«Fruncir el ceño» es una expresión considerada un «lugar común», propio de escritores primerizos. Que es lo que soy al fin y al cabo cuando escribo ésto, con una sola novela publicada (El falso espejo del rey Salomón). Así que no sorprenderá si afirmo que soy culpable.
Aun así, no deberíais encontrar esa expresión en las aventuras de Mateo Sanz y compañía ya que, al corregir el manuscrito, la sustituí por… nada. Es decir, cuando pasé a la siguiente fase, la de corregir la novela, hice una búsqueda y cada vez que alguien «fruncía el ceño», eliminé la expresión, sin más. No siempre, claro, pero sí la mayoría de las veces. Al eliminarla y no sustituirla, el sentido no cambiaba. Eso me hizo preguntarme, ¿qué aportaba que Mateo Sanz u otro de los personajes fruncieran el ceño una y otra vez? ¿Acaso en mi imaginación, la gente frunce el ceño continuamente?

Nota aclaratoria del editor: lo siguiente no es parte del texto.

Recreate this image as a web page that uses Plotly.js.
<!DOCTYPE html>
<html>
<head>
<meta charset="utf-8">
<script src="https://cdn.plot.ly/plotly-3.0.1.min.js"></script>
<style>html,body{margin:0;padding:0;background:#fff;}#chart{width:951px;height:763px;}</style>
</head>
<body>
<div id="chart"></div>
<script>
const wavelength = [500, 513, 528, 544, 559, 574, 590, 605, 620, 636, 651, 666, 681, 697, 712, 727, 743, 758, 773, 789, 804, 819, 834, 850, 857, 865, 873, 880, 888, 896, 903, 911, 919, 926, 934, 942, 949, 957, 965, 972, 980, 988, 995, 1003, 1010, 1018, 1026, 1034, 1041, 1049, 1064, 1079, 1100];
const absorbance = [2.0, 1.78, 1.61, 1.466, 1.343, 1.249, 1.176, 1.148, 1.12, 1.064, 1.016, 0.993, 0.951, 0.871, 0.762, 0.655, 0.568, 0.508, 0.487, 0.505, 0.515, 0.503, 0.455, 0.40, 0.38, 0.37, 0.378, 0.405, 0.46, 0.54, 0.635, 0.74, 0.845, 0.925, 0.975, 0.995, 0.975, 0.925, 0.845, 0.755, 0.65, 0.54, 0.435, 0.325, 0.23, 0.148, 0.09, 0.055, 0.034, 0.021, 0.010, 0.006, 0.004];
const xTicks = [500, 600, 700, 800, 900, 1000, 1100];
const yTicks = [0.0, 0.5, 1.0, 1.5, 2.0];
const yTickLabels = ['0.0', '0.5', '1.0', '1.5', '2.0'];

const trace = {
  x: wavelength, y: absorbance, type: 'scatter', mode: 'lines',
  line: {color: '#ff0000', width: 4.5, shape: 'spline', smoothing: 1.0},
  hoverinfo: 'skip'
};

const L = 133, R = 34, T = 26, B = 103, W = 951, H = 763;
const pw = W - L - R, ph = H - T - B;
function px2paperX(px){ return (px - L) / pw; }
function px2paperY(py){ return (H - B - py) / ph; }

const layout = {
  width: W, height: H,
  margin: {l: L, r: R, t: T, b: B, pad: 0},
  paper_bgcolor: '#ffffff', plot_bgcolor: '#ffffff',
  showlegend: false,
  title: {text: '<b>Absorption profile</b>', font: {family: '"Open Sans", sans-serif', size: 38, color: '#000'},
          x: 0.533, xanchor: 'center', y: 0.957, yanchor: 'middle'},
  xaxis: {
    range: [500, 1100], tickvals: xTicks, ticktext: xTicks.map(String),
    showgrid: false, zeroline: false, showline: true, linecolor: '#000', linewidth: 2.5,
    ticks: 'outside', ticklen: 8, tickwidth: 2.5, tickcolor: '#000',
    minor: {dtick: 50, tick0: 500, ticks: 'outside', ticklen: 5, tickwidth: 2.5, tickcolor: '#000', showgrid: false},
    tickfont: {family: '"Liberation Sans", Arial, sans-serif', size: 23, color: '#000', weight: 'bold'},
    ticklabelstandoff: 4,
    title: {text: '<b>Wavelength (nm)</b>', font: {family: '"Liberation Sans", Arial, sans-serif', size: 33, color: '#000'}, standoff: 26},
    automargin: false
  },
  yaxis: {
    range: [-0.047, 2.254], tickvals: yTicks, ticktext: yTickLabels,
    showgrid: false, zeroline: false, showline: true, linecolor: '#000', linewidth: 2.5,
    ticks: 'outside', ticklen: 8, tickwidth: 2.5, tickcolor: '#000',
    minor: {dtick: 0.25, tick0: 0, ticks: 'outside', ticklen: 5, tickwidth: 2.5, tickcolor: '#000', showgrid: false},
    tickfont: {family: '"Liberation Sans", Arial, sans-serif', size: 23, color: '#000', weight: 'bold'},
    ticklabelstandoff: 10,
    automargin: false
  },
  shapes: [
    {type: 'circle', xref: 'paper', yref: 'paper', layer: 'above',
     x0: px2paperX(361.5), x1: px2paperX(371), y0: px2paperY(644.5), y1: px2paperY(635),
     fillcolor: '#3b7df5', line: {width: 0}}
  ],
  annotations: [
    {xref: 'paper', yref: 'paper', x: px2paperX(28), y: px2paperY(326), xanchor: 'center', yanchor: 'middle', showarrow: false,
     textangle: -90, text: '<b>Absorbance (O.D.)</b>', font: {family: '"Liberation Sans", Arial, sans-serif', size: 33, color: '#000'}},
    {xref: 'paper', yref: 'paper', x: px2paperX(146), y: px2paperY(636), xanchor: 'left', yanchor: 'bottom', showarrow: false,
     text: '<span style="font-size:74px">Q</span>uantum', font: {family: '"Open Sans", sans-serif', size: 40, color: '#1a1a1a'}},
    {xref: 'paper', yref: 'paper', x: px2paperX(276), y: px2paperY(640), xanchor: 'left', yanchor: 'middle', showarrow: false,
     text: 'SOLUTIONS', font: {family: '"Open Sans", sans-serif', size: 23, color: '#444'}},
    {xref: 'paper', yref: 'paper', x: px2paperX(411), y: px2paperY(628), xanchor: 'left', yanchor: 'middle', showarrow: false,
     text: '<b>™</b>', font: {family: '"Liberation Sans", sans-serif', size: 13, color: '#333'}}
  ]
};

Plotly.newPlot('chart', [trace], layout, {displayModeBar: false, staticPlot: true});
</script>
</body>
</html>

¿Por qué lo escribía, entonces? No lo sé, la verdad. Es una de estas expresiones que habremos leído miles de veces en libros y novelas pero que, a nada que recapacites, no aporta mucho. Quizás queremos explicar al lector que la persona que frunce el ceño está disgustada, o pone en duda lo que le están contando, o cualquier otra razón. Si es así, es mejor huir de este «lugar común» y decir precisamente lo que «fruncir el ceño» quería representar. «Mateo frunció el ceño» versus «En la cara de Mateo se reflejaba su descreimiento». La primera es más corta, la segunda es más específica.
Estoy seguro que habré pecado de caer en otros lugares comunes en la novela, pero al menos ése fue solventado a tiempo.